§ SUPPLIED DATA
━━━━━━━━

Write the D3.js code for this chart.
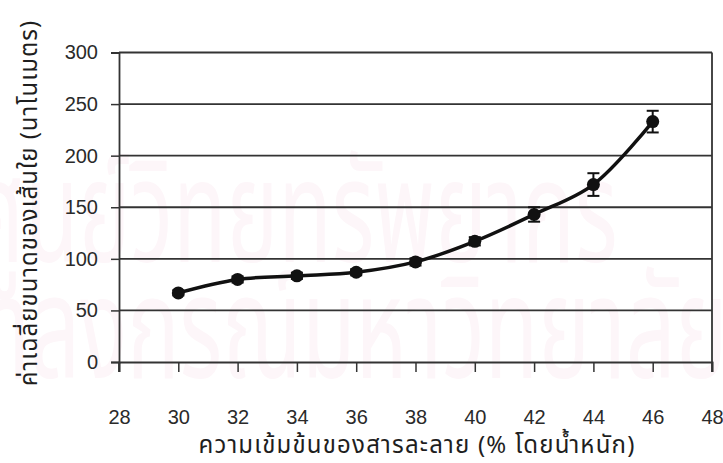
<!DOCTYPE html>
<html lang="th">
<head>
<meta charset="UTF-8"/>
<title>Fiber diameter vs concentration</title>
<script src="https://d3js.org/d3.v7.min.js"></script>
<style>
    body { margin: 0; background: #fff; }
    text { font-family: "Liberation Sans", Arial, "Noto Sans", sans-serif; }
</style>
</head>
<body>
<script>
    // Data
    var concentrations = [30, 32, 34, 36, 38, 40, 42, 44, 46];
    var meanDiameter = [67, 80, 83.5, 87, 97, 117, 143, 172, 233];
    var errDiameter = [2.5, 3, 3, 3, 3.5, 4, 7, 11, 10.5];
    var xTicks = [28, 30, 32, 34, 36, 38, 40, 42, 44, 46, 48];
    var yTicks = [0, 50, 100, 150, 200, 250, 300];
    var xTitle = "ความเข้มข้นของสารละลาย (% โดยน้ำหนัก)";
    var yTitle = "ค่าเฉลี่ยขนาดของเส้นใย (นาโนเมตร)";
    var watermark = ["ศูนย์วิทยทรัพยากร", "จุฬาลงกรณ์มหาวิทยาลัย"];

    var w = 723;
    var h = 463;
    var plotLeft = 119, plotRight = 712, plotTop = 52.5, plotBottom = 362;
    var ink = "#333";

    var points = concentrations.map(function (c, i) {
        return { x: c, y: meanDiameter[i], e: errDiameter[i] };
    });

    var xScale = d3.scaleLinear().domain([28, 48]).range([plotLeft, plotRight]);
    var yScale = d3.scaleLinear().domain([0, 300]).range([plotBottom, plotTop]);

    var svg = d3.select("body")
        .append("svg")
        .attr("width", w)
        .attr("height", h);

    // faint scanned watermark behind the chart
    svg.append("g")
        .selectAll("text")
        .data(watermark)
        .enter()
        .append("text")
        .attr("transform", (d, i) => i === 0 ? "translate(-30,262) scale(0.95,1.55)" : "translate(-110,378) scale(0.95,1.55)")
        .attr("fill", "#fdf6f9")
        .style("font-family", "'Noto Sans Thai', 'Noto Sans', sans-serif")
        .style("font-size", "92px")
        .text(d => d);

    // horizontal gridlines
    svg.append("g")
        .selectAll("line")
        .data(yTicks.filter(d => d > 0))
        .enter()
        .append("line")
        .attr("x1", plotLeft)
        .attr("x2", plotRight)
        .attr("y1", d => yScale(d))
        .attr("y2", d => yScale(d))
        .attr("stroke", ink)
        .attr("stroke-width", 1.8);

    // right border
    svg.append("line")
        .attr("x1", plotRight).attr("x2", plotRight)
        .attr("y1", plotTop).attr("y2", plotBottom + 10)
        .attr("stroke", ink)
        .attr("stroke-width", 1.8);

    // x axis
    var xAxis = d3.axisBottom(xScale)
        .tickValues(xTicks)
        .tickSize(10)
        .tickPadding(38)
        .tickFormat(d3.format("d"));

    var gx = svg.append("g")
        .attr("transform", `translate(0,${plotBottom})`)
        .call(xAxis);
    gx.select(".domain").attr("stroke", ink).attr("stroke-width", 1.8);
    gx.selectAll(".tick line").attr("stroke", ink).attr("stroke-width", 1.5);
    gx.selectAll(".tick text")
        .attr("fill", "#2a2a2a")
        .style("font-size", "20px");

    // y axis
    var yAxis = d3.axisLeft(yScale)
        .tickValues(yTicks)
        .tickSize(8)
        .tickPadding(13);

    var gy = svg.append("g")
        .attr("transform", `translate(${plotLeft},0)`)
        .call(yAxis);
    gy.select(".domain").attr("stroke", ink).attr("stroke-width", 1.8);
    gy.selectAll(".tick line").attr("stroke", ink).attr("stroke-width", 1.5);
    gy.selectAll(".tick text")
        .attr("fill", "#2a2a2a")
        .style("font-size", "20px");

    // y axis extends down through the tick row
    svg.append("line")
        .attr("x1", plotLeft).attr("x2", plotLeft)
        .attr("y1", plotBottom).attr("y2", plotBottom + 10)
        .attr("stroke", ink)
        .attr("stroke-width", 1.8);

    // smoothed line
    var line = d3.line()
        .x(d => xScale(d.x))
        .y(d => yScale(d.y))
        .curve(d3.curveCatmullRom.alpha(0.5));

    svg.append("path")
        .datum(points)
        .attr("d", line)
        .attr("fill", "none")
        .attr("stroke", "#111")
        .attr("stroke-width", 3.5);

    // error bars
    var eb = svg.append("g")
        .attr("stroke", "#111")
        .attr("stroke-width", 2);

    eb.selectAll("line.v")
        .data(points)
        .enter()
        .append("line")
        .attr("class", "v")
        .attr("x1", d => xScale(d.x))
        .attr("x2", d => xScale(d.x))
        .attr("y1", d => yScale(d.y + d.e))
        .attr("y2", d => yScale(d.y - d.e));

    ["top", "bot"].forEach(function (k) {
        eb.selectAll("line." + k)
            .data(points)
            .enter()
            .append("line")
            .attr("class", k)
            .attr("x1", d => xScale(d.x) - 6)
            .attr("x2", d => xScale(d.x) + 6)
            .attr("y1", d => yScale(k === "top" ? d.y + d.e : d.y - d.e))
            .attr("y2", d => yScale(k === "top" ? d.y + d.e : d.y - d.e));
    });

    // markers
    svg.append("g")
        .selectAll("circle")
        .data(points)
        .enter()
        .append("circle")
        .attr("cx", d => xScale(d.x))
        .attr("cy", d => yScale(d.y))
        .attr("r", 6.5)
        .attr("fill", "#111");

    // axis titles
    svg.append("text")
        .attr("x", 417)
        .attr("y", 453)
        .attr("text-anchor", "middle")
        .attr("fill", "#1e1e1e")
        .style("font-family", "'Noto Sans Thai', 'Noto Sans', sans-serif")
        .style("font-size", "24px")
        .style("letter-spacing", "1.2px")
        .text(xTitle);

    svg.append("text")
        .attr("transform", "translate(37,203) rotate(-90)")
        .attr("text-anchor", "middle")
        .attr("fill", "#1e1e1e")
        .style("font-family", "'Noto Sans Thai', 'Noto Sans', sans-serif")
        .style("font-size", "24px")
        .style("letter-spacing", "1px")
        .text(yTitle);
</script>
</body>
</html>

━━━━━━━━

§ AIM OF THE EXERCISE
All of the data needs repeating exactly, but the pictures do not.

§ PROBLEM SOLUTION
Write the D3.js code for this chart.
<!DOCTYPE html>
<html lang="th">
<head>
<meta charset="UTF-8"/>
<title>Fiber diameter vs concentration</title>
<script src="https://d3js.org/d3.v7.min.js"></script>
<style>
    body { margin: 0; background: #fff; }
    text { font-family: "Liberation Sans", Arial, "Noto Sans", sans-serif; }
</style>
</head>
<body>
<script>
    // Data
    var concentrations = [30, 32, 34, 36, 38, 40, 42, 44, 46];
    var meanDiameter = [67, 80, 83.5, 87, 97, 117, 143, 172, 233];
    var errDiameter = [2.5, 3, 3, 3, 3.5, 4, 7, 11, 10.5];
    var xTicks = [28, 30, 32, 34, 36, 38, 40, 42, 44, 46, 48];
    var yTicks = [0, 50, 100, 150, 200, 250, 300];
    var xTitle = "ความเข้มข้นของสารละลาย (% โดยน้ำหนัก)";
    var yTitle = "ค่าเฉลี่ยขนาดของเส้นใย (นาโนเมตร)";
    var watermark = ["ศูนย์วิทยทรัพยากร", "จุฬาลงกรณ์มหาวิทยาลัย"];

    var w = 723;
    var h = 463;
    var plotLeft = 119, plotRight = 712, plotTop = 52.5, plotBottom = 362;
    var ink = "#333";

    var points = concentrations.map(function (c, i) {
        return { x: c, y: meanDiameter[i], e: errDiameter[i] };
    });

    var xScale = d3.scaleLinear().domain([28, 48]).range([plotLeft, plotRight]);
    var yScale = d3.scaleLinear().domain([0, 300]).range([plotBottom, plotTop]);

    var svg = d3.select("body")
        .append("svg")
        .attr("width", w)
        .attr("height", h);

    // faint scanned watermark behind the chart
    svg.append("g")
        .selectAll("text")
        .data(watermark)
        .enter()
        .append("text")
        .attr("transform", (d, i) => i === 0 ? "translate(-30,262) scale(0.95,1.55)" : "translate(-110,378) scale(0.95,1.55)")
        .attr("fill", "#fdf6f9")
        .style("font-family", "'Noto Sans Thai', 'Noto Sans', sans-serif")
        .style("font-size", "92px")
        .text(d => d);

    // horizontal gridlines
    svg.append("g")
        .selectAll("line")
        .data(yTicks.filter(d => d > 0))
        .enter()
        .append("line")
        .attr("x1", plotLeft)
        .attr("x2", plotRight)
        .attr("y1", d => yScale(d))
        .attr("y2", d => yScale(d))
        .attr("stroke", ink)
        .attr("stroke-width", 1.8);

    // right border
    svg.append("line")
        .attr("x1", plotRight).attr("x2", plotRight)
        .attr("y1", plotTop).attr("y2", plotBottom + 10)
        .attr("stroke", ink)
        .attr("stroke-width", 1.8);

    // x axis
    var xAxis = d3.axisBottom(xScale)
        .tickValues(xTicks)
        .tickSize(10)
        .tickPadding(38)
        .tickFormat(d3.format("d"));

    var gx = svg.append("g")
        .attr("transform", `translate(0,${plotBottom})`)
        .call(xAxis);
    gx.select(".domain").attr("stroke", ink).attr("stroke-width", 1.8);
    gx.selectAll(".tick line").attr("stroke", ink).attr("stroke-width", 1.5);
    gx.selectAll(".tick text")
        .attr("fill", "#2a2a2a")
        .style("font-size", "20px");

    // y axis
    var yAxis = d3.axisLeft(yScale)
        .tickValues(yTicks)
        .tickSize(8)
        .tickPadding(13);

    var gy = svg.append("g")
        .attr("transform", `translate(${plotLeft},0)`)
        .call(yAxis);
    gy.select(".domain").attr("stroke", ink).attr("stroke-width", 1.8);
    gy.selectAll(".tick line").attr("stroke", ink).attr("stroke-width", 1.5);
    gy.selectAll(".tick text")
        .attr("fill", "#2a2a2a")
        .style("font-size", "20px");

    // y axis extends down through the tick row
    svg.append("line")
        .attr("x1", plotLeft).attr("x2", plotLeft)
        .attr("y1", plotBottom).attr("y2", plotBottom + 10)
        .attr("stroke", ink)
        .attr("stroke-width", 1.8);

    // smoothed line
    var line = d3.line()
        .x(d => xScale(d.x))
        .y(d => yScale(d.y))
        .curve(d3.curveCatmullRom.alpha(0.5));

    svg.append("path")
        .datum(points)
        .attr("d", line)
        .attr("fill", "none")
        .attr("stroke", "#111")
        .attr("stroke-width", 3.5);

    // error bars
    var eb = svg.append("g")
        .attr("stroke", "#111")
        .attr("stroke-width", 2);

    eb.selectAll("line.v")
        .data(points)
        .enter()
        .append("line")
        .attr("class", "v")
        .attr("x1", d => xScale(d.x))
        .attr("x2", d => xScale(d.x))
        .attr("y1", d => yScale(d.y + d.e))
        .attr("y2", d => yScale(d.y - d.e));

    ["top", "bot"].forEach(function (k) {
        eb.selectAll("line." + k)
            .data(points)
            .enter()
            .append("line")
            .attr("class", k)
            .attr("x1", d => xScale(d.x) - 6)
            .attr("x2", d => xScale(d.x) + 6)
            .attr("y1", d => yScale(k === "top" ? d.y + d.e : d.y - d.e))
            .attr("y2", d => yScale(k === "top" ? d.y + d.e : d.y - d.e));
    });

    // markers
    svg.append("g")
        .selectAll("circle")
        .data(points)
        .enter()
        .append("circle")
        .attr("cx", d => xScale(d.x))
        .attr("cy", d => yScale(d.y))
        .attr("r", 6.5)
        .attr("fill", "#111");

    // axis titles
    svg.append("text")
        .attr("x", 417)
        .attr("y", 453)
        .attr("text-anchor", "middle")
        .attr("fill", "#1e1e1e")
        .style("font-family", "'Noto Sans Thai', 'Noto Sans', sans-serif")
        .style("font-size", "24px")
        .style("letter-spacing", "1.2px")
        .text(xTitle);

    svg.append("text")
        .attr("transform", "translate(37,203) rotate(-90)")
        .attr("text-anchor", "middle")
        .attr("fill", "#1e1e1e")
        .style("font-family", "'Noto Sans Thai', 'Noto Sans', sans-serif")
        .style("font-size", "24px")
        .style("letter-spacing", "1px")
        .text(yTitle);
</script>
</body>
</html>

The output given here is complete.